(What you need to do) Find the string "this" in the records. Copy every line it appears in.

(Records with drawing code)
---*---
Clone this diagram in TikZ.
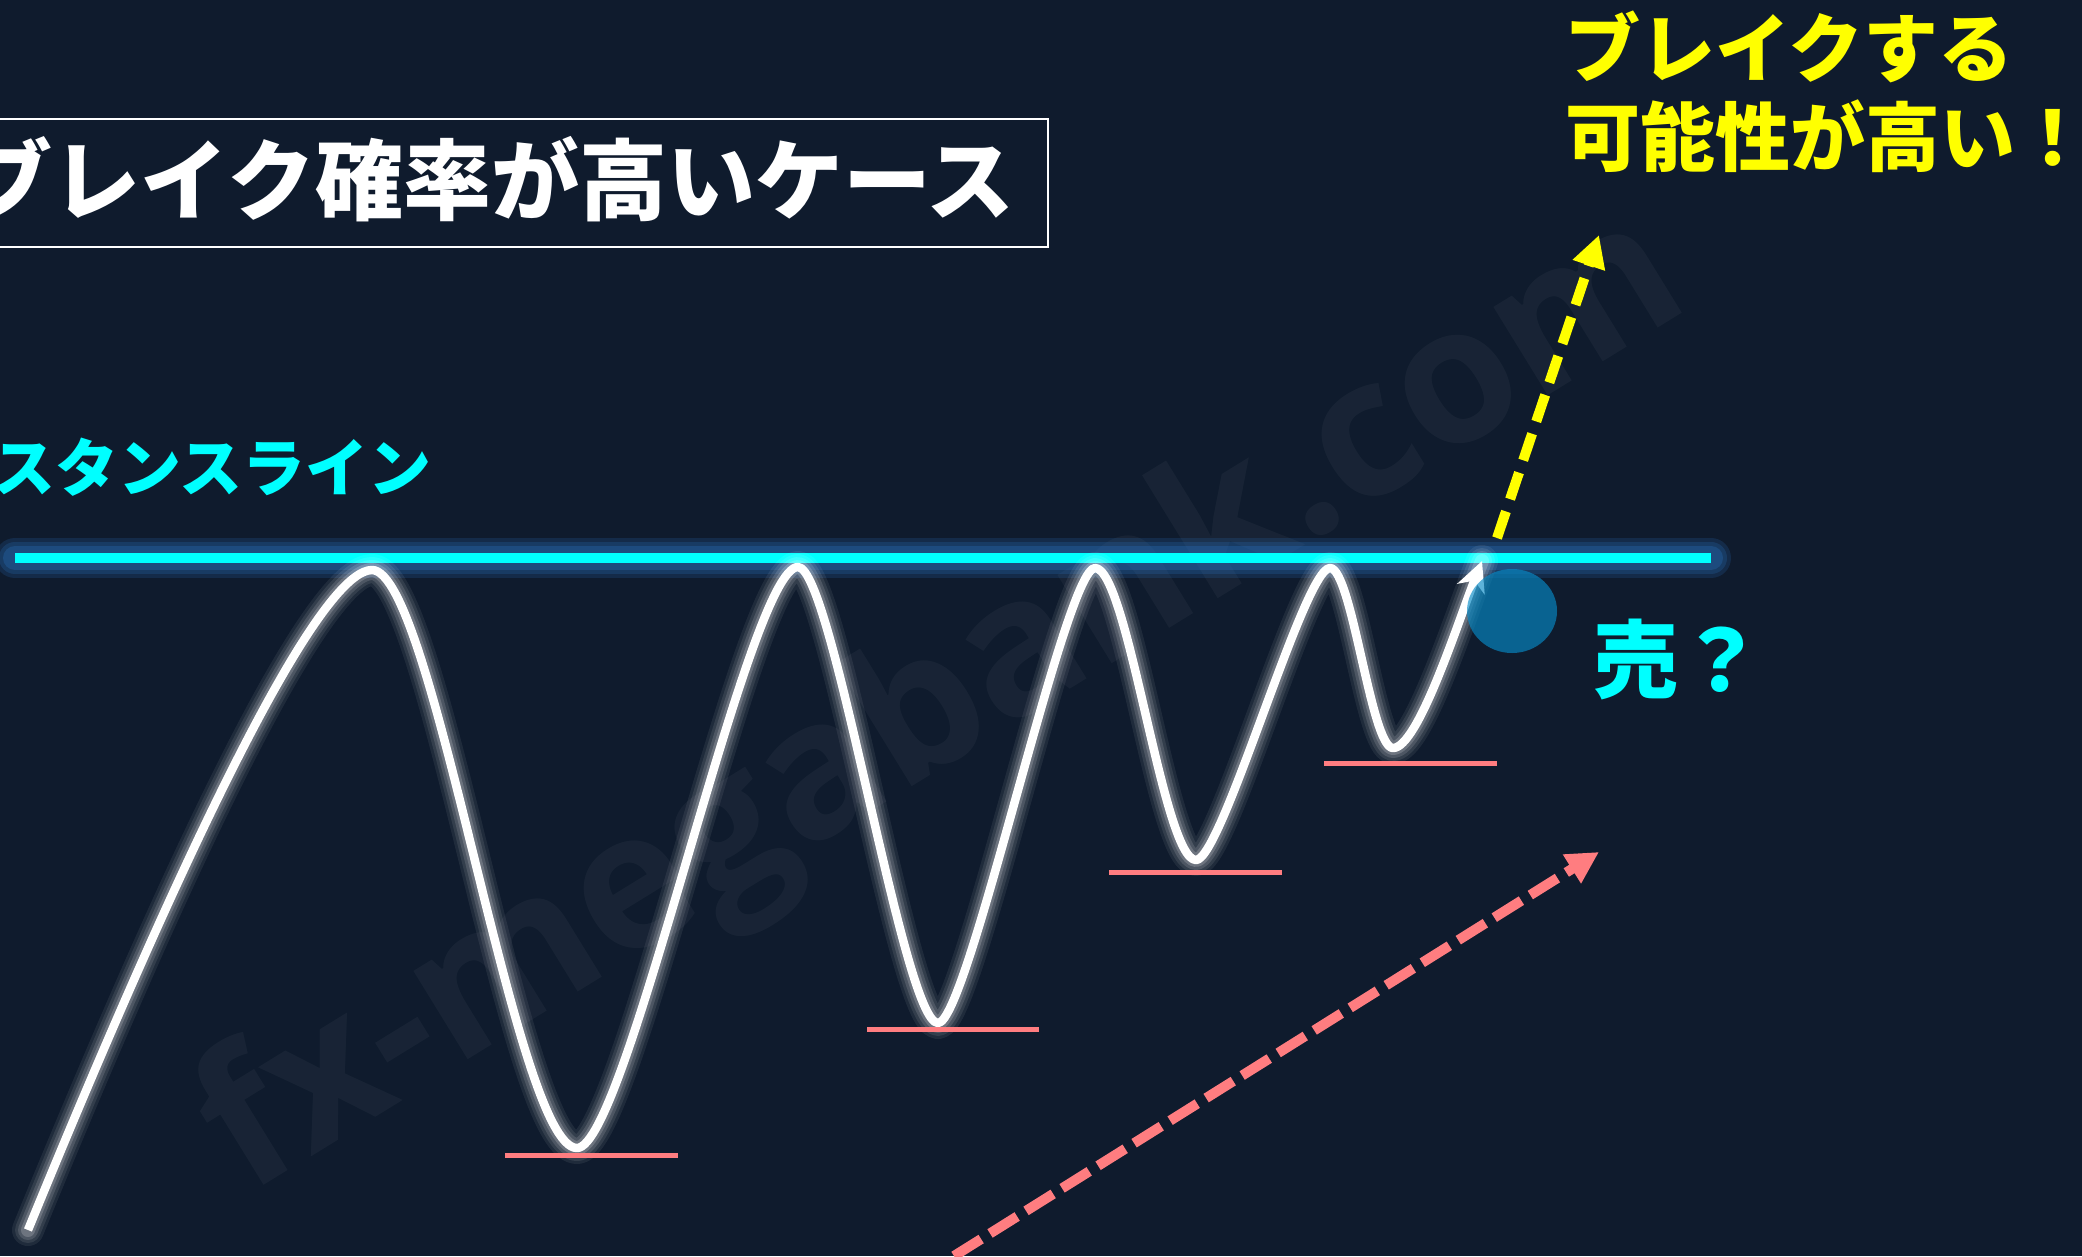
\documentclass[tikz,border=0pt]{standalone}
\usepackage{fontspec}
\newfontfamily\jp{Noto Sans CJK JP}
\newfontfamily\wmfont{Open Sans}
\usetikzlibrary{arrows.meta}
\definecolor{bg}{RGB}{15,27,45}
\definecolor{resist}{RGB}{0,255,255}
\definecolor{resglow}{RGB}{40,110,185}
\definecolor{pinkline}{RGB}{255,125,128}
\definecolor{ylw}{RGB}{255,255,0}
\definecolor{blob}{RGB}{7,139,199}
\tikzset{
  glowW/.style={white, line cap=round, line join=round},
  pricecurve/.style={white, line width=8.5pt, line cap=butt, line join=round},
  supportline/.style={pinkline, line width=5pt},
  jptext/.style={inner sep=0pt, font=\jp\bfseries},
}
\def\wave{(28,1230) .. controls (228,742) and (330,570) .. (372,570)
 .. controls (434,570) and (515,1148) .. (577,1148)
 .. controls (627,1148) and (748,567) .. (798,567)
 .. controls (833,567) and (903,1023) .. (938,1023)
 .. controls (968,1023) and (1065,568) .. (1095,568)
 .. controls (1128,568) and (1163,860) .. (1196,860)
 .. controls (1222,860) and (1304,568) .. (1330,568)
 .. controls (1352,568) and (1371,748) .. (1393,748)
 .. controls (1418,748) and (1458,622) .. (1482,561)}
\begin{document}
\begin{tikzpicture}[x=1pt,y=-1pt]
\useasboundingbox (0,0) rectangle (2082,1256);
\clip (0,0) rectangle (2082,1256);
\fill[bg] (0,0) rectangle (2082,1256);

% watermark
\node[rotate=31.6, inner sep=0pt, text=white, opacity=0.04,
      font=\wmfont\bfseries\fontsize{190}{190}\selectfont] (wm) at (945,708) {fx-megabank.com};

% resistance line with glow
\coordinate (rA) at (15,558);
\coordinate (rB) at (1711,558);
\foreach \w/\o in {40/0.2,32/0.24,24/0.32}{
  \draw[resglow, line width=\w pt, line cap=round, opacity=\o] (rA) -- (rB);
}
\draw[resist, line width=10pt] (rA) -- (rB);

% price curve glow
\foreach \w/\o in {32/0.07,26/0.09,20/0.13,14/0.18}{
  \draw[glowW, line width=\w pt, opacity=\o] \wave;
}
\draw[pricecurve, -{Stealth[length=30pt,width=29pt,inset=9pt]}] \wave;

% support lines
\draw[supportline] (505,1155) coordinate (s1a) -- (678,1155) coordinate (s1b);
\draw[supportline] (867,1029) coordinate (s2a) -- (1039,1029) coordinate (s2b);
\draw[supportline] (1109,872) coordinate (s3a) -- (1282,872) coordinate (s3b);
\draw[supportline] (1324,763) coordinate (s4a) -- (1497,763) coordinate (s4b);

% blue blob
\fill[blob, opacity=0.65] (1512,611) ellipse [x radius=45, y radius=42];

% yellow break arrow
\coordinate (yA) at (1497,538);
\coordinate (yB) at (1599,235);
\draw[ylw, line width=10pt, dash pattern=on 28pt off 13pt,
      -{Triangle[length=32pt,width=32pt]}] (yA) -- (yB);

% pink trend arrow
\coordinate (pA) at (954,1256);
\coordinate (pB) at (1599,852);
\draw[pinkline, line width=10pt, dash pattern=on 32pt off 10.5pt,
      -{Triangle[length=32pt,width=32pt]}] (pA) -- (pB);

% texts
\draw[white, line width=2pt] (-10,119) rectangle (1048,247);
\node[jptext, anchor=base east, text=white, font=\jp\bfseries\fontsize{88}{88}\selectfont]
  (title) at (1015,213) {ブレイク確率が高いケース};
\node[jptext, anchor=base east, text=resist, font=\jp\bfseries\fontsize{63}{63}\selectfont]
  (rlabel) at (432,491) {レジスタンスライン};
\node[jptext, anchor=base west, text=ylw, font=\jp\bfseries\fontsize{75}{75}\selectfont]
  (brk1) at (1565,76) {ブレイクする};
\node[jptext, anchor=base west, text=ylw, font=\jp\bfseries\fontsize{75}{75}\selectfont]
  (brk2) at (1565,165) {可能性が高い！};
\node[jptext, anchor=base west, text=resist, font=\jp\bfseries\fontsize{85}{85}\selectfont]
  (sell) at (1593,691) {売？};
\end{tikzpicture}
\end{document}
---*---
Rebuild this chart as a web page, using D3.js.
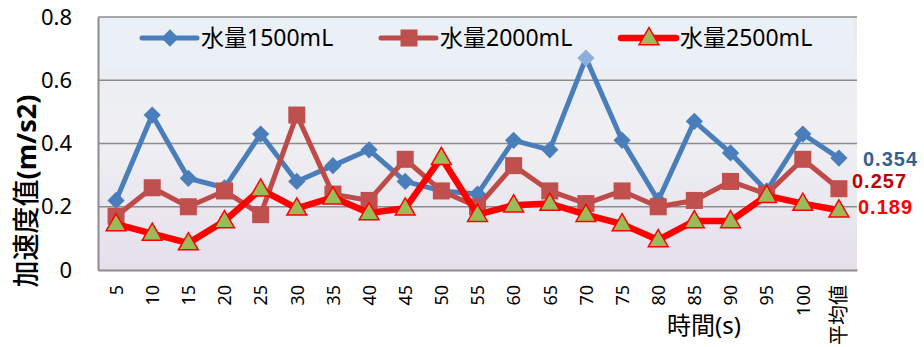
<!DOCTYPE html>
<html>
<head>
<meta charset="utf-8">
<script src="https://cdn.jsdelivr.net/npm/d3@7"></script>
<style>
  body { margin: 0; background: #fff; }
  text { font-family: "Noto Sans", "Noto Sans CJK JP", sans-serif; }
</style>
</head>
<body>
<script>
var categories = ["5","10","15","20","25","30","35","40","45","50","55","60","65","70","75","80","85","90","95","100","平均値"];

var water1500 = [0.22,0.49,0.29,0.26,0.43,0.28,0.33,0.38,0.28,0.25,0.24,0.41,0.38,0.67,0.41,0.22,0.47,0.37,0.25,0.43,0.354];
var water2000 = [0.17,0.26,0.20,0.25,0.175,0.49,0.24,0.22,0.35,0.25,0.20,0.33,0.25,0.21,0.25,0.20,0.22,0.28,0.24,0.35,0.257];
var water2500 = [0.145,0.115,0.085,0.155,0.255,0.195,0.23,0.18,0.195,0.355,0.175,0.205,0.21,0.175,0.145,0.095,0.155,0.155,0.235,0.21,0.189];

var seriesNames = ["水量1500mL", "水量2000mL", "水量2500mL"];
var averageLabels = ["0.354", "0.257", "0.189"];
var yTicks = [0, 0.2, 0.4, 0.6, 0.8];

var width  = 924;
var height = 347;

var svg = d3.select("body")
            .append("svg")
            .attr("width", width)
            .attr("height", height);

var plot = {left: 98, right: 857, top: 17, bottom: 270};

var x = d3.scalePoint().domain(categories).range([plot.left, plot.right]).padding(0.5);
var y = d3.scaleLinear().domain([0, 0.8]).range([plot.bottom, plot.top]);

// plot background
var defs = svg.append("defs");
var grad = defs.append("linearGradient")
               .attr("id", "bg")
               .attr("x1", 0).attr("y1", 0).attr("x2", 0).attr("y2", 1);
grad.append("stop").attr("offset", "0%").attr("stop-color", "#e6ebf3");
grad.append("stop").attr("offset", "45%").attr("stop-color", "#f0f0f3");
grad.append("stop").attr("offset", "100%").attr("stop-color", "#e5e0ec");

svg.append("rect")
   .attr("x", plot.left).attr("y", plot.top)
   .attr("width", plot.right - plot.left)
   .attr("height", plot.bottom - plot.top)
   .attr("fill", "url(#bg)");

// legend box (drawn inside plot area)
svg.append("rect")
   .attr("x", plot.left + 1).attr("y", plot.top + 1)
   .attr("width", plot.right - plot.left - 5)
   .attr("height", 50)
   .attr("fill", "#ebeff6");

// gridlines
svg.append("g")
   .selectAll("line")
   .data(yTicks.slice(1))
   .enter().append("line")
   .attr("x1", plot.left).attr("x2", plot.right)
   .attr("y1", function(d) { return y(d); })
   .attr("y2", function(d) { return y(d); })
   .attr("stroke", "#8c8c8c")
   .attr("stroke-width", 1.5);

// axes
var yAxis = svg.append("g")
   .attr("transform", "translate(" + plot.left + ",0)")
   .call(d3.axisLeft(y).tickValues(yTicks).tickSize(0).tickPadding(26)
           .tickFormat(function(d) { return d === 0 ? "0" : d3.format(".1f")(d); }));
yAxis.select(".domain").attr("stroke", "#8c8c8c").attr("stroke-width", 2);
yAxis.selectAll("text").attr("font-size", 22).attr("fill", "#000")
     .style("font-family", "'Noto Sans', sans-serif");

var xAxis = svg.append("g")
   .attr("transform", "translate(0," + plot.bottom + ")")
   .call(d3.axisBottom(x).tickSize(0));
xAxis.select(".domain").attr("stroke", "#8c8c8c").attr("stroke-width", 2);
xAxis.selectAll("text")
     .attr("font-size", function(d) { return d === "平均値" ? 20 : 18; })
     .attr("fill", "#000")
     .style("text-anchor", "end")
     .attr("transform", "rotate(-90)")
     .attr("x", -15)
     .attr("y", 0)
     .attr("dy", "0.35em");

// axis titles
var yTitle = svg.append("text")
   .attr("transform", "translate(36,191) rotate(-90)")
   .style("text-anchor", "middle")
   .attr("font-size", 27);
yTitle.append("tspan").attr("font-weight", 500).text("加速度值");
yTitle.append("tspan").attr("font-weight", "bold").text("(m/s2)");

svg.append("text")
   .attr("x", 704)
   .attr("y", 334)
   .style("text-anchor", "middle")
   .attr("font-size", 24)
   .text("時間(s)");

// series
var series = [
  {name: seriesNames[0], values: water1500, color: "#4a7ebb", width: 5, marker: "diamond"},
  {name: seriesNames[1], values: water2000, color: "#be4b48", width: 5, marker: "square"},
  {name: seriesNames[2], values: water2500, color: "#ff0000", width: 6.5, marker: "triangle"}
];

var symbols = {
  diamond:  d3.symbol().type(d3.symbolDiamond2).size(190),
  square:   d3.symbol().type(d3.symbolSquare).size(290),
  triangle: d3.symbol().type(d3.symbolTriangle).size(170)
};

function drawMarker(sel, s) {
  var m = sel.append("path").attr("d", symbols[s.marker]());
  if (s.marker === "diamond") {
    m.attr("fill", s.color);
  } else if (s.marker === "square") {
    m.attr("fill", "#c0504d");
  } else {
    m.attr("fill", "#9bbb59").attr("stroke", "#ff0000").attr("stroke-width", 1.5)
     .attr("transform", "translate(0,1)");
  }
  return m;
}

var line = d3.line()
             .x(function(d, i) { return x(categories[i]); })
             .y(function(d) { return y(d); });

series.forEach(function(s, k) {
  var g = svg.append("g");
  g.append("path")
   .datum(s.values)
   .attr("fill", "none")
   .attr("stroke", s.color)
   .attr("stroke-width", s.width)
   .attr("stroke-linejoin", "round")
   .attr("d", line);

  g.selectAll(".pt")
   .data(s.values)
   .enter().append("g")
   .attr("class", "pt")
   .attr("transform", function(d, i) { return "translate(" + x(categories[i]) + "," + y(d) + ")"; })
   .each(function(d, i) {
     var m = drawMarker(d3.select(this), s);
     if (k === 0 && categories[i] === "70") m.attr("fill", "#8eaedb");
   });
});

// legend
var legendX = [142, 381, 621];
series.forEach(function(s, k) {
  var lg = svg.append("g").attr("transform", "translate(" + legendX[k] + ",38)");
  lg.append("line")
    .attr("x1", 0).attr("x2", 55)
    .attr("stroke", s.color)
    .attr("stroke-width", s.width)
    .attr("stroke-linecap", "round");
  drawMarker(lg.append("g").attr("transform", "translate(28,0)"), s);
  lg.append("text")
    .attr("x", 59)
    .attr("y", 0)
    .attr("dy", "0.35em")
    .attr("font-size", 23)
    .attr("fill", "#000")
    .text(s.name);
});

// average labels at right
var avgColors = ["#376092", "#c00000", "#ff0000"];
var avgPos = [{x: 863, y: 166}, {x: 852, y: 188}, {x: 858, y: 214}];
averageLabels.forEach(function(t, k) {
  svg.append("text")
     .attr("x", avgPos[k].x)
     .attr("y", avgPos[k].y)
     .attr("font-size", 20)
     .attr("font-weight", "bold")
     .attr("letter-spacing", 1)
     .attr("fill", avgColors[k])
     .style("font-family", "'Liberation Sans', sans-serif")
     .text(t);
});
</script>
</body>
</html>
---*---
(Output of the task)
Clone this diagram in TikZ.
Rebuild this chart as a web page, using D3.js.
     var m = drawMarker(d3.select(this), s);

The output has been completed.